EUR/USD Daily Outlook
Daily Pivots: (S1) 1.0843; (P) 1.0866; (R1) 1.0879; More...
Range trading continues in EUR/USD and intraday bias remains neutral. More consolidations could still be seen. On the upside, break of 1.0894 will resume the rally from 1.0601 to 1.0980 resistance next. However, break of 1.0804 will turn bias back to the downside for 1.0752 resistance turned support.
In the bigger picture, price actions from 1.1274 are viewed as a corrective pattern. Fall from 1.1138 is seen as the third leg and could have completed. Firm break of 1.1138 will argue that larger up trend from 0.9534 (2022 low) is ready to resume through 1.1274 high. On the downside, break of 1.0601 will extend the corrective pattern instead.
GBP/USD Daily Outlook
Daily Pivots: (S1) 1.2743; (P) 1.2772; (R1) 1.2790; More...
GBP/USD is losing some upside momentum as seen in 4H MACD. But further rise is expected as long as 1.2670 support holds. Current rally from 1.2298 should target 1.2892 resistance next. However, break of 1.2670 will indicate short term topping, and turn bias back to the downside for deeper pullback.

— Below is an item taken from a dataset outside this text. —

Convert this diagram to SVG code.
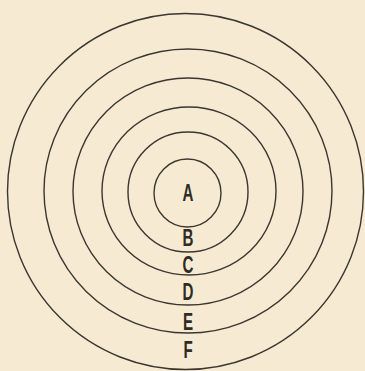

In the bigger picture, price actions from 1.3141 medium term top are seen as a corrective pattern. Fall from 1.2892 is seen as the third leg which might have completed already. Break of 1.2892 resistance will argue that larger up trend from 1.0351(2022 low) is ready to resume through 1.3141. Meanwhile, break of 1.2445 support will extend the corrective pattern with another decline instead.